Mozilla, the guys behind the popular open-source web browser Firefox are in the works to create a "Stealth Data" project. The project known as Test Pilot, which I initially thought was a pre-April Fool's Joke is the project which will take user-data from the browser and monitor user's browsing behavior. This will be anonymously aggregated and displayed to everyone.
The main idea behind project Test Pilot is that it will enable a web to share data in open and free way. We can have lots of data mashups and link user surfing habits. John Lilly essentially talked about this project with TechCrunch and highlights some of its usefulness...
Overview of Test Pilot
We can provide a much more satisfying experience all around by putting in place some basic infrastructure. Here’s the idea:
- We develop and promote a formal Test Pilot program with a Firefox add-on at its core.
- The first time the Test Pilot add-on is run, it asks a few simple non-personally-identifiable questions in order to put the user into a demographic bucket, e.g. technical level, locale, etc., and to let them opt in to additional anonymous instrumentation.
- Test Pilot will then notify its users when a new experiment is available for testing. If the user opts in, it will download the required software (if any) and load any information required to get started with the new experiment, e.g. overview, use cases, etc.
- After either a specified amount of time or upon completion of a specific action, Test Pilot will prompt the user for feedback. The feedback form will only ask a few questions selected from a much larger set. A link will be provided to provided more comprehensive unstructured feedback or bug reports.
- The set of questions posed for feedback will be randomly distributed within each demographic bucket to ensure statistical significance of the results.
- Anonymized aggregate results and analysis will then be posted automatically to the Test Pilot site.
- All participants will receive a “flight badge” displayed in their Test Pilot profile and available to embed on blogs, social networks, etc.

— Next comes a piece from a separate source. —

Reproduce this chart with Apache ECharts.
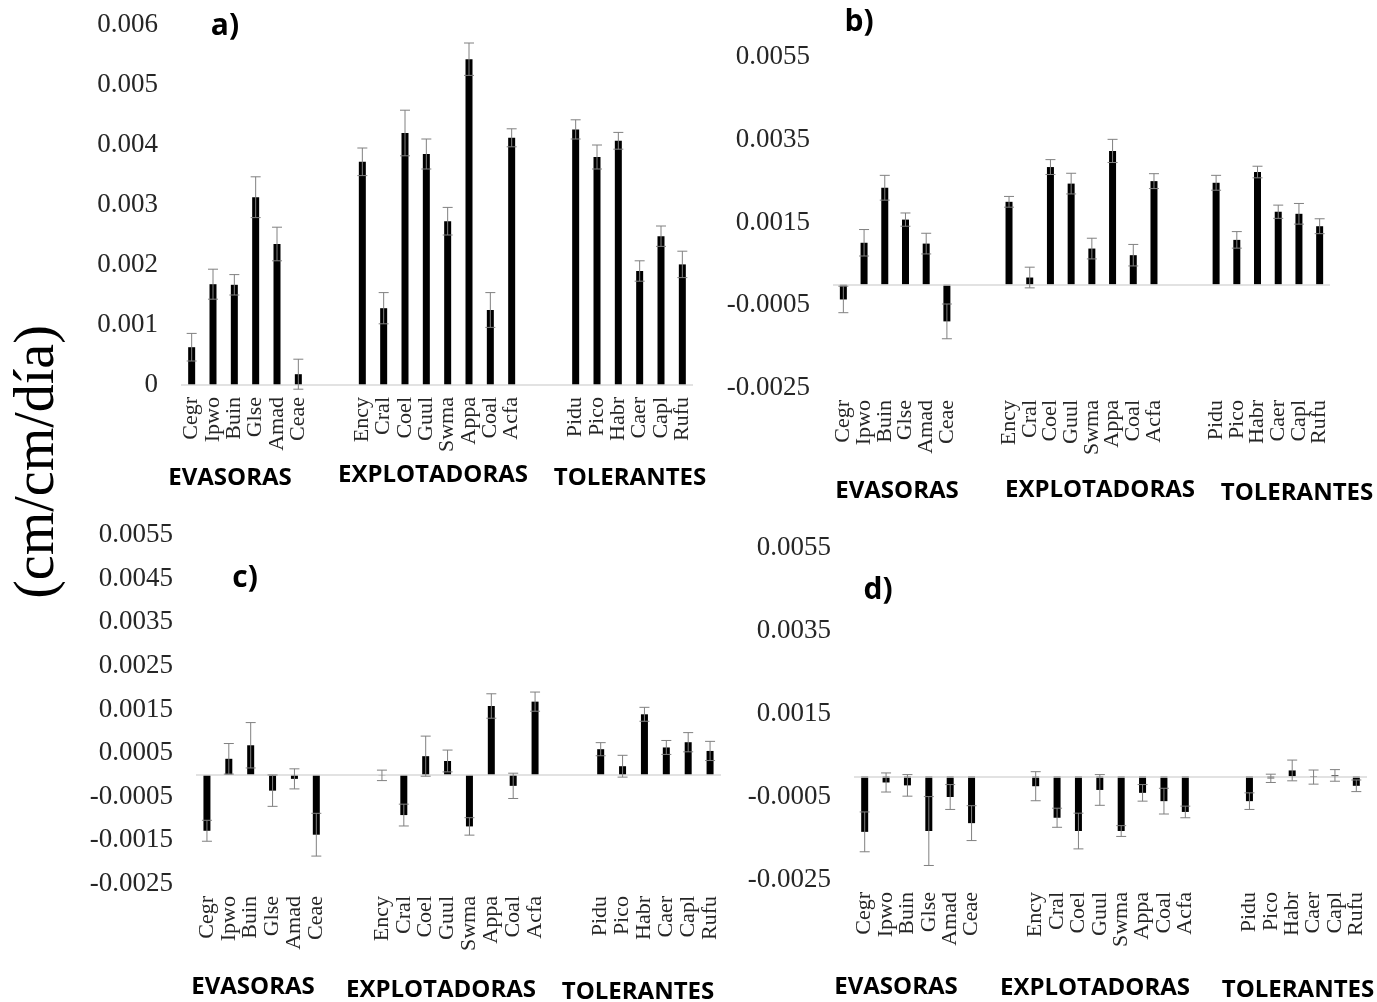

The idea is that by reducing the amount of required feedback to only a few clicks we can increase overall rates of participation.
So what are the odds of this becoming a privacy threat?? This is supposed to be an opt-in thing unlike what Facebook thought doing with Beacon. It will be anonymous aggregation of data and will probably be displayed for the world to see. Hopefully, we don't have to pay anything to see that data or else we already have ComScore!!
But what if Microsoft was doing the same thing?? There would be a huge noise on privacy!! May be Firefox is open-source and hence the favorism, but then how easy would it be for someone to play with the stats?? Would it truly be able to show how the web data is being accessed?? Is this how we will move to Web 3.0?? Is it enough to provide data from the browsers??... Quite a lot of questions to answer before we can start clapping and move to the semantic web!!